WORK TO BE COMPLETED
Write out again, unaltered, the lines from the start through the line containing "Survey:\\ Data collection".

>> Start GIVEN DATA

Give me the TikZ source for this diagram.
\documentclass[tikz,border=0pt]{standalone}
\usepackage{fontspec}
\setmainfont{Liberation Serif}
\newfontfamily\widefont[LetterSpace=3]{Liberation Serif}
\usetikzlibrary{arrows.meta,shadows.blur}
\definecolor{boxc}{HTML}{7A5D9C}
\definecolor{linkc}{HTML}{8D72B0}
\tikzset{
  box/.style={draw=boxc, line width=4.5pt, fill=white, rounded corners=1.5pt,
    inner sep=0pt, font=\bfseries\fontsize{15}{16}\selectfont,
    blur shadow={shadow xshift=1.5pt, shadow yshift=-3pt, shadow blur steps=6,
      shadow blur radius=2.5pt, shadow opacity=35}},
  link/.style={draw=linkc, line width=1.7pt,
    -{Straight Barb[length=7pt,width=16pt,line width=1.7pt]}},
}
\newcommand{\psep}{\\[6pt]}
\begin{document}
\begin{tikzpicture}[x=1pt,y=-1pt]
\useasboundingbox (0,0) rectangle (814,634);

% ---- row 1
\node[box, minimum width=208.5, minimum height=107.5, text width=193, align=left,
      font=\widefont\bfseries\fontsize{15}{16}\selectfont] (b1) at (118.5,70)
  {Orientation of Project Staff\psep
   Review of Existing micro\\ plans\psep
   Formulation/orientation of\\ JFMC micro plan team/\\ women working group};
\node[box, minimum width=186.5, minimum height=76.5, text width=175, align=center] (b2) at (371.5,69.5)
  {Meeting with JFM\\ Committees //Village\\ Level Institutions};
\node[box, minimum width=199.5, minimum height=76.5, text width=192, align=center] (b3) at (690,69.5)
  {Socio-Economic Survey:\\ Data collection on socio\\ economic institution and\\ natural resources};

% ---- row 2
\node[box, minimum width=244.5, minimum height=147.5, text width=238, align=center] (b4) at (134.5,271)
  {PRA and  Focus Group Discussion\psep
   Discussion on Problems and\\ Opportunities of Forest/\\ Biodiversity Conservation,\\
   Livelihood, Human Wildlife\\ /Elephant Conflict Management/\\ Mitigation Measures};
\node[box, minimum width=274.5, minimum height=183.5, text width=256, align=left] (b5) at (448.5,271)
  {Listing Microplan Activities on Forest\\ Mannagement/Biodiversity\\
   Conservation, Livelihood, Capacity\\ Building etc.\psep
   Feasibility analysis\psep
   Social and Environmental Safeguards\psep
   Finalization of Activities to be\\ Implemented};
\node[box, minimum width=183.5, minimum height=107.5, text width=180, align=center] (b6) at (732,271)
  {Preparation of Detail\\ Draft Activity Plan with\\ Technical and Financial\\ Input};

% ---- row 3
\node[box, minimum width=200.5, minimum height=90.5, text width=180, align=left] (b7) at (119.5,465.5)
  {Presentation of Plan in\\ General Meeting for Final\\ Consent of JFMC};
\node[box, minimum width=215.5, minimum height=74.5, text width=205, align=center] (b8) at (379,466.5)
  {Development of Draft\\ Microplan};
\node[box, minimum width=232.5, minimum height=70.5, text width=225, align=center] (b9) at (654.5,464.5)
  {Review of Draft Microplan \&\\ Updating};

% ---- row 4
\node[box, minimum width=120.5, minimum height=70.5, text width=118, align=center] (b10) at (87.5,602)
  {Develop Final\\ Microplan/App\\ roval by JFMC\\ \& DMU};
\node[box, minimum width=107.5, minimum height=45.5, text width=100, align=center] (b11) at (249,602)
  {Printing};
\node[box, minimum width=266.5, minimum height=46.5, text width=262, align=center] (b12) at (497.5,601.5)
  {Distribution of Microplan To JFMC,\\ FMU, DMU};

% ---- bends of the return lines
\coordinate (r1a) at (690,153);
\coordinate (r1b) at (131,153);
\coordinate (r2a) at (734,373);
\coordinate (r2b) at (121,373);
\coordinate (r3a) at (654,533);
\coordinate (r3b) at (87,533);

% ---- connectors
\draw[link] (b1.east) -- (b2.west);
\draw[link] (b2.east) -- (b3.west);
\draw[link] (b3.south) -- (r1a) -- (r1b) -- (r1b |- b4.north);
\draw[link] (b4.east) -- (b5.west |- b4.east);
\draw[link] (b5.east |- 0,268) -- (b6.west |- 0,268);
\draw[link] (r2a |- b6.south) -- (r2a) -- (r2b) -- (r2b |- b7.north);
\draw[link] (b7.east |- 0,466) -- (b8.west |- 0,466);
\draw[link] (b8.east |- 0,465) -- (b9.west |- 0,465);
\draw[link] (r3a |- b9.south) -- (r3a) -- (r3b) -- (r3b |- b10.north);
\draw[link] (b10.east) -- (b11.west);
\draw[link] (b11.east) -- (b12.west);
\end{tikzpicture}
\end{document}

>> End GIVEN DATA

ANSWER FOR THIS EXERCISE
Give me the TikZ source for this diagram.
\documentclass[tikz,border=0pt]{standalone}
\usepackage{fontspec}
\setmainfont{Liberation Serif}
\newfontfamily\widefont[LetterSpace=3]{Liberation Serif}
\usetikzlibrary{arrows.meta,shadows.blur}
\definecolor{boxc}{HTML}{7A5D9C}
\definecolor{linkc}{HTML}{8D72B0}
\tikzset{
  box/.style={draw=boxc, line width=4.5pt, fill=white, rounded corners=1.5pt,
    inner sep=0pt, font=\bfseries\fontsize{15}{16}\selectfont,
    blur shadow={shadow xshift=1.5pt, shadow yshift=-3pt, shadow blur steps=6,
      shadow blur radius=2.5pt, shadow opacity=35}},
  link/.style={draw=linkc, line width=1.7pt,
    -{Straight Barb[length=7pt,width=16pt,line width=1.7pt]}},
}
\newcommand{\psep}{\\[6pt]}
\begin{document}
\begin{tikzpicture}[x=1pt,y=-1pt]
\useasboundingbox (0,0) rectangle (814,634);

% ---- row 1
\node[box, minimum width=208.5, minimum height=107.5, text width=193, align=left,
      font=\widefont\bfseries\fontsize{15}{16}\selectfont] (b1) at (118.5,70)
  {Orientation of Project Staff\psep
   Review of Existing micro\\ plans\psep
   Formulation/orientation of\\ JFMC micro plan team/\\ women working group};
\node[box, minimum width=186.5, minimum height=76.5, text width=175, align=center] (b2) at (371.5,69.5)
  {Meeting with JFM\\ Committees //Village\\ Level Institutions};
\node[box, minimum width=199.5, minimum height=76.5, text width=192, align=center] (b3) at (690,69.5)
  {Socio-Economic Survey:\\ Data collection on socio\\ economic institution and\\ natural resources};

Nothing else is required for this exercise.